* _DESCRIPTION OF THE TASK_
Keep only the lines where "that" appears.

━━━━━━━━━━━━━━━━

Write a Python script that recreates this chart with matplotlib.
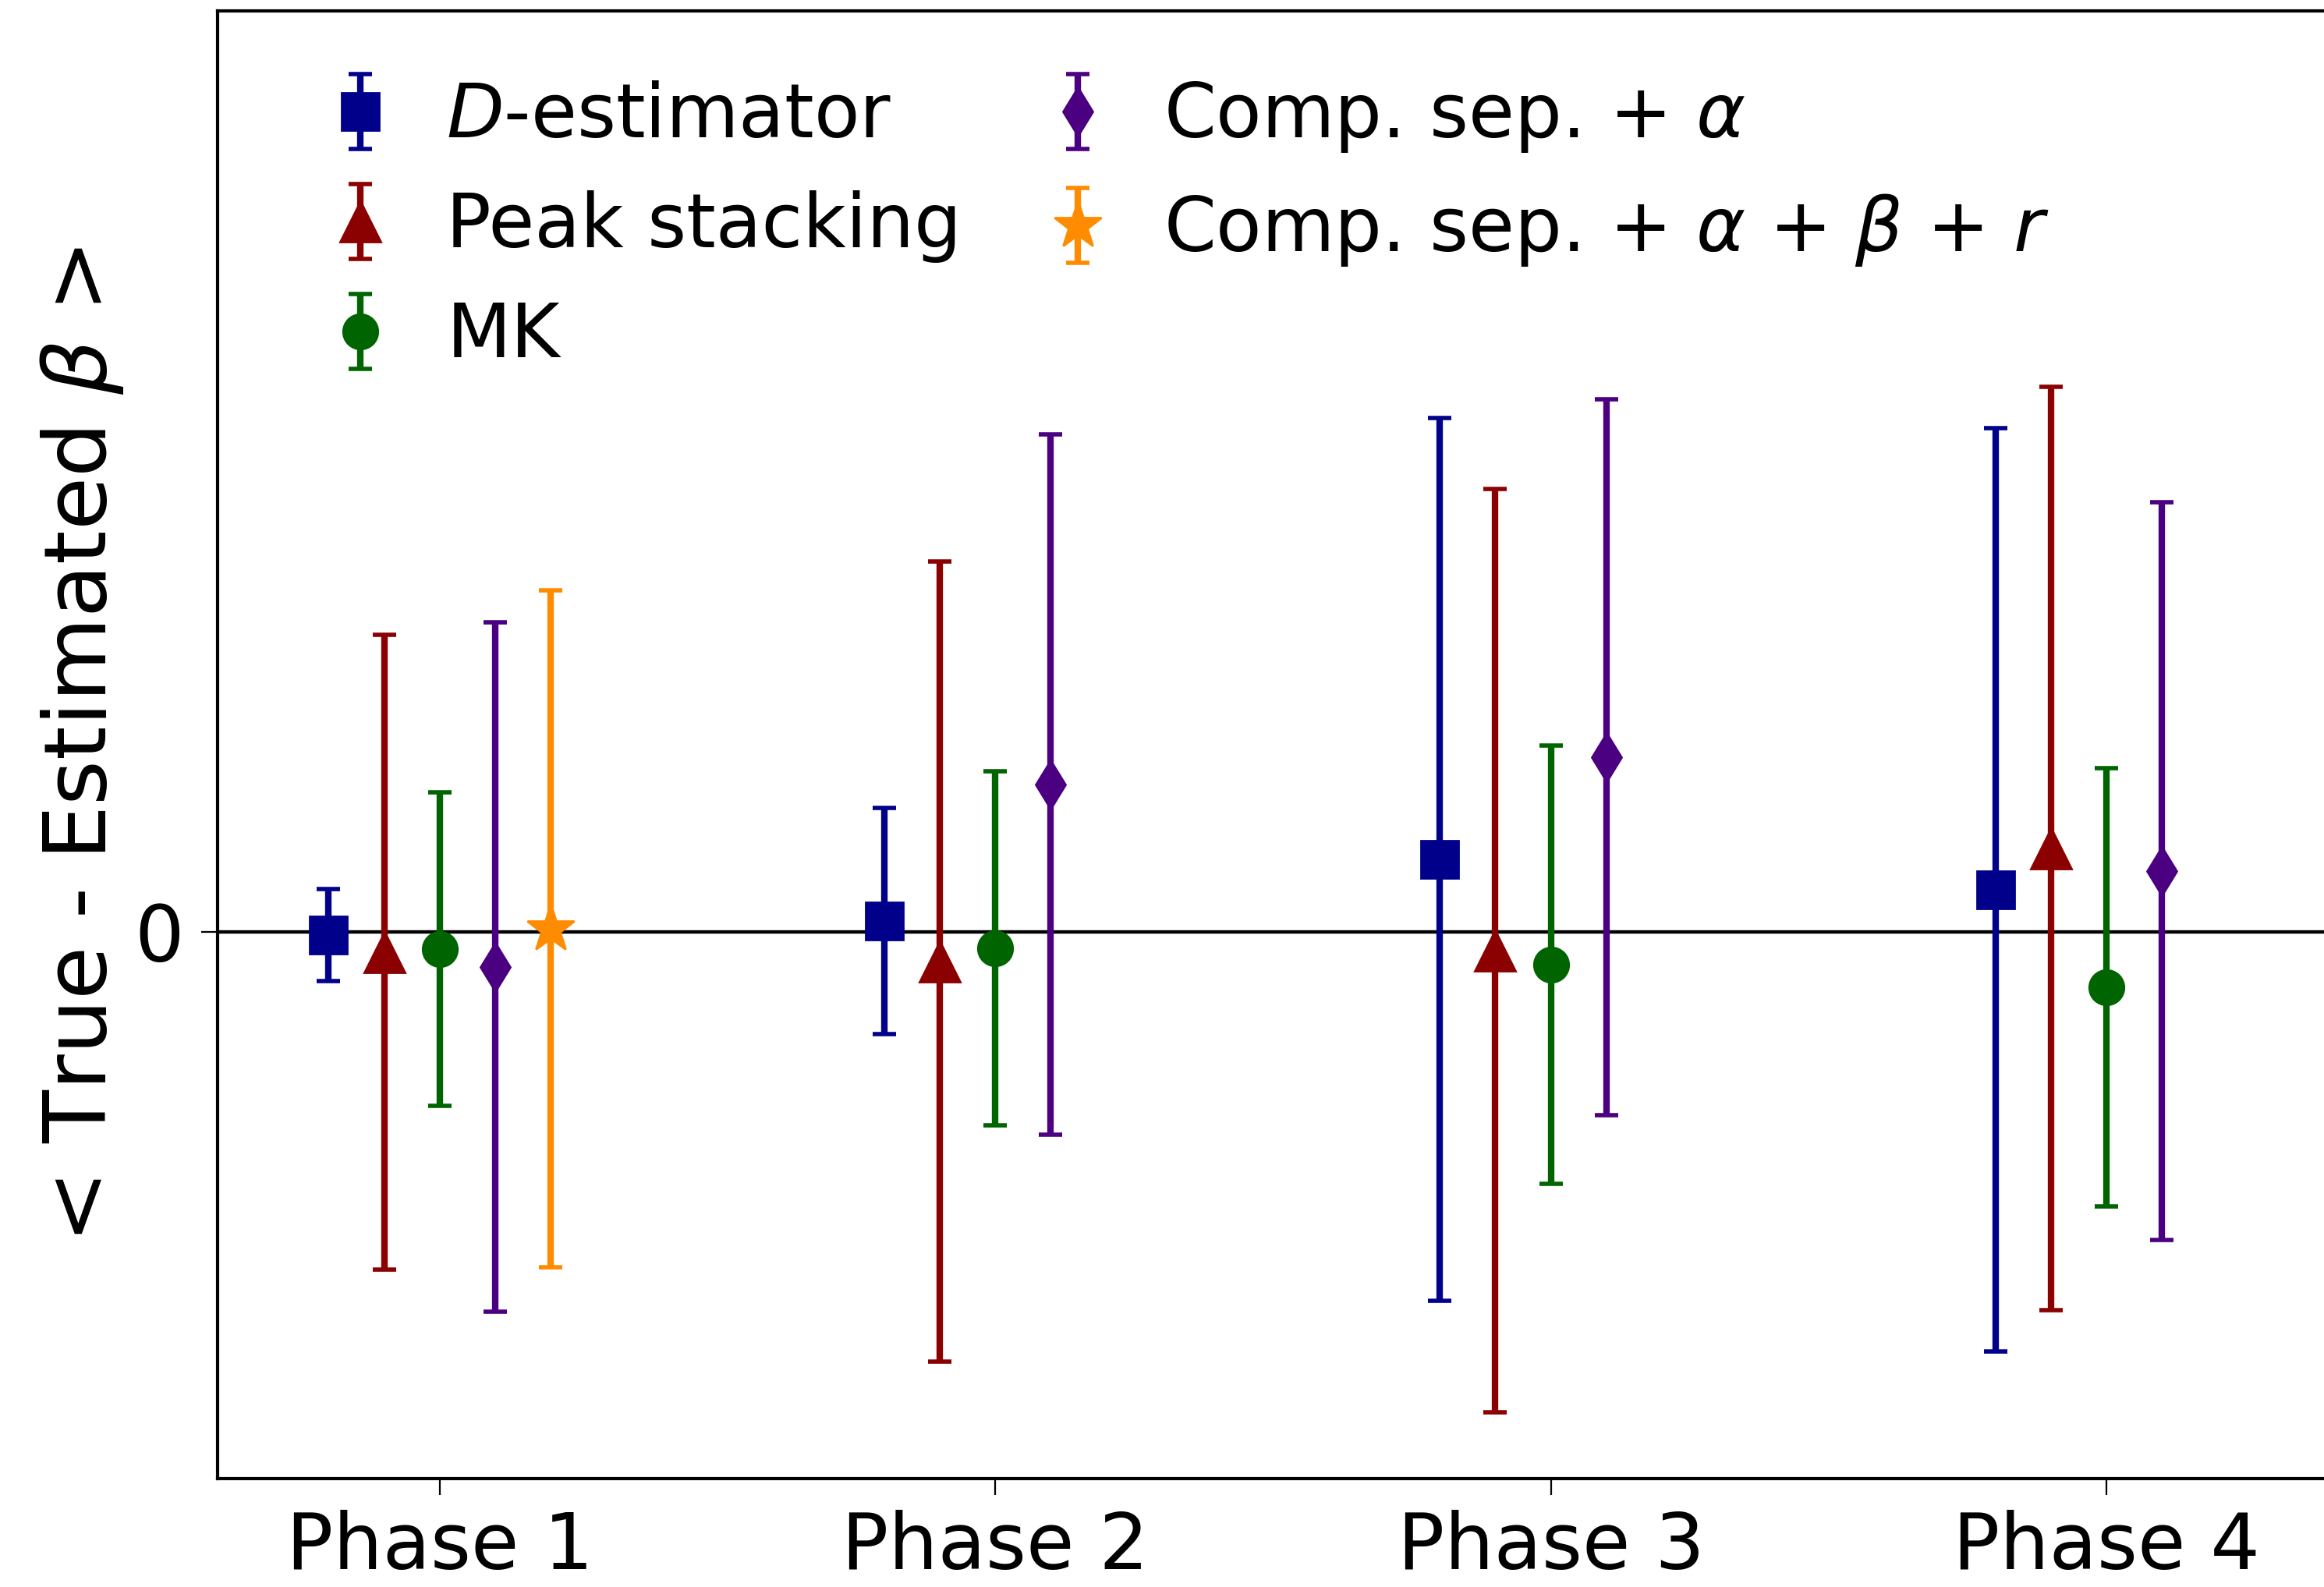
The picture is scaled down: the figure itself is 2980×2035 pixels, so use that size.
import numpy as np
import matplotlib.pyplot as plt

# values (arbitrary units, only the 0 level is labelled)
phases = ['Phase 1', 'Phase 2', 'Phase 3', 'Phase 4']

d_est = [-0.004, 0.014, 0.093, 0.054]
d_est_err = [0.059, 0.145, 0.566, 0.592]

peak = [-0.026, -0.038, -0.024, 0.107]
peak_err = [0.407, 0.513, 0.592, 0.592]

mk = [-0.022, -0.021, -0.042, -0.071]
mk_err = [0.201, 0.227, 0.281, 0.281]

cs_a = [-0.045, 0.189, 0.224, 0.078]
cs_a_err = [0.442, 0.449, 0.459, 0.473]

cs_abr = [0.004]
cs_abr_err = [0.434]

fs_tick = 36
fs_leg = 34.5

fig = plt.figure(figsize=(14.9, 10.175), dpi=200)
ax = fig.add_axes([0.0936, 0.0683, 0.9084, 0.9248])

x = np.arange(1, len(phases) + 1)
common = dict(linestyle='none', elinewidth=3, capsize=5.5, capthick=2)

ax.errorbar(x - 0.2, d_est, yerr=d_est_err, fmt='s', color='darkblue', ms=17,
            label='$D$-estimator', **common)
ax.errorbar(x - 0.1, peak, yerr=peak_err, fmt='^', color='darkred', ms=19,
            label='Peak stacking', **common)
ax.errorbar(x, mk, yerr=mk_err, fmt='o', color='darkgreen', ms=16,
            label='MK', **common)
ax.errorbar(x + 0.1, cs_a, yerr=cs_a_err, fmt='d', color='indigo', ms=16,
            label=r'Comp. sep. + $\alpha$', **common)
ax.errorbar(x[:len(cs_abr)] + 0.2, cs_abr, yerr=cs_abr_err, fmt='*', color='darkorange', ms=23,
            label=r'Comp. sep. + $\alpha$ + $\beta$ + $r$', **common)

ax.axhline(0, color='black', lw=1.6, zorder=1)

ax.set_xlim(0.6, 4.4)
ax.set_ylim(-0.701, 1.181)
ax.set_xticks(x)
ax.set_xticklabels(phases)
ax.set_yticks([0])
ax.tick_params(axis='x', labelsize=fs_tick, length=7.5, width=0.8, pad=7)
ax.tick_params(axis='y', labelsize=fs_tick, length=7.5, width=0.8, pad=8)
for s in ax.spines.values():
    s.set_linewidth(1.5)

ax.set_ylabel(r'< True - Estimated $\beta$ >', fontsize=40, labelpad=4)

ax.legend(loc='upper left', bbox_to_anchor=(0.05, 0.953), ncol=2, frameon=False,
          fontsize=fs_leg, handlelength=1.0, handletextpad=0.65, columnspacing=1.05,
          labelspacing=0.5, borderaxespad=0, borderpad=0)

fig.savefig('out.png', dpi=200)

━━━━━━━━━━━━━━━━

* _TASK ANSWER_
Write a Python script that recreates this chart with matplotlib.
The picture is scaled down: the figure itself is 2980×2035 pixels, so use that size.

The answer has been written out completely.